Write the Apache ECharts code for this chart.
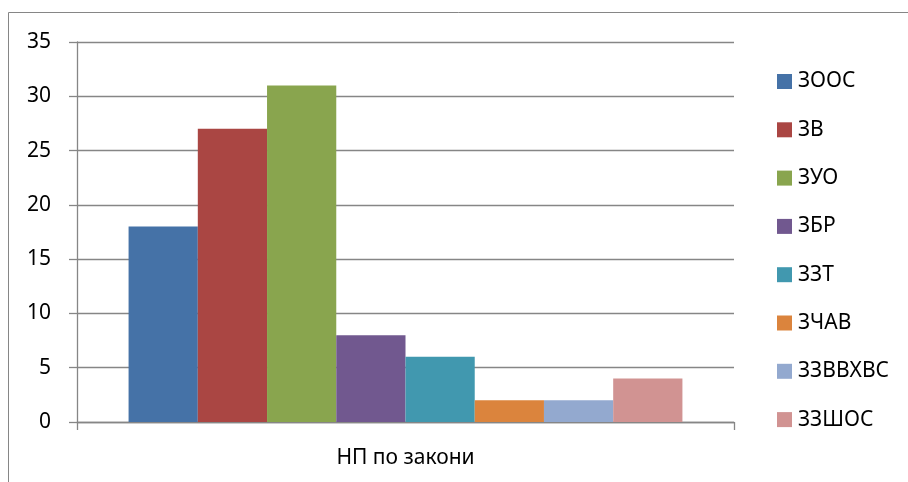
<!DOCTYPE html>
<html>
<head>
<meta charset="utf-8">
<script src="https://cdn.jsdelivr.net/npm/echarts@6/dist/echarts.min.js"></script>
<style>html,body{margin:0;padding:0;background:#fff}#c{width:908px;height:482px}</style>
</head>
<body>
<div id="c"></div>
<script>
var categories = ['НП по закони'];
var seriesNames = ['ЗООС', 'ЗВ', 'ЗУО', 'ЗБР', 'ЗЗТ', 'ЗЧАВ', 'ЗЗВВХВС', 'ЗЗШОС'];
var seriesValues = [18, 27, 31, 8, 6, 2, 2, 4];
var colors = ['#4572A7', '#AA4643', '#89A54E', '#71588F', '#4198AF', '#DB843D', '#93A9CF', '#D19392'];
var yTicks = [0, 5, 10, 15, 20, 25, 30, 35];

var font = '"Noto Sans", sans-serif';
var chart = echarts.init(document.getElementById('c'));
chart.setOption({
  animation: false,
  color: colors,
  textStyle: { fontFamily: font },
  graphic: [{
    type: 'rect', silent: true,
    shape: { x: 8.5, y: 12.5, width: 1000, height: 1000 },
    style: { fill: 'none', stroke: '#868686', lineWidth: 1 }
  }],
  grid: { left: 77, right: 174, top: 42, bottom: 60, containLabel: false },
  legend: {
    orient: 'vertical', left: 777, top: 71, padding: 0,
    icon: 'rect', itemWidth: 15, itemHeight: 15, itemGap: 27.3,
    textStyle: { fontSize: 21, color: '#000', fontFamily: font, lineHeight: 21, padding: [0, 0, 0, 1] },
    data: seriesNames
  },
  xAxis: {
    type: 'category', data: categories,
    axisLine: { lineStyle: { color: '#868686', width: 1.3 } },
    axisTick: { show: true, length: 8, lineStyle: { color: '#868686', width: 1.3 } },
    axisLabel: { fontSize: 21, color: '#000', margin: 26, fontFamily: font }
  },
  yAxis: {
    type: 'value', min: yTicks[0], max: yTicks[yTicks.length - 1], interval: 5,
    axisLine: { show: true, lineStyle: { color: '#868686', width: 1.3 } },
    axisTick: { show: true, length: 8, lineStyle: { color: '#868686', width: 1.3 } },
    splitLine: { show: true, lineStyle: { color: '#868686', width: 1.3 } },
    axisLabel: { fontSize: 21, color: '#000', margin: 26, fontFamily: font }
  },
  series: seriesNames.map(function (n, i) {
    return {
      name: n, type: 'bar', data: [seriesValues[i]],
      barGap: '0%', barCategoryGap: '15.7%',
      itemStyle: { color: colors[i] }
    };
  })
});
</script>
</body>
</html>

========

STATED GOAL: Omit the pictures, then repeat exactly each line from the beginning of the listing through the line with "var yTicks = [0, 5, 10, 15, 20, 25, 30, 35];".

WRITTEN ANSWER:
Write the Apache ECharts code for this chart.
<!DOCTYPE html>
<html>
<head>
<meta charset="utf-8">
<script src="https://cdn.jsdelivr.net/npm/echarts@6/dist/echarts.min.js"></script>
<style>html,body{margin:0;padding:0;background:#fff}#c{width:908px;height:482px}</style>
</head>
<body>
<div id="c"></div>
<script>
var categories = ['НП по закони'];
var seriesNames = ['ЗООС', 'ЗВ', 'ЗУО', 'ЗБР', 'ЗЗТ', 'ЗЧАВ', 'ЗЗВВХВС', 'ЗЗШОС'];
var seriesValues = [18, 27, 31, 8, 6, 2, 2, 4];
var colors = ['#4572A7', '#AA4643', '#89A54E', '#71588F', '#4198AF', '#DB843D', '#93A9CF', '#D19392'];
var yTicks = [0, 5, 10, 15, 20, 25, 30, 35];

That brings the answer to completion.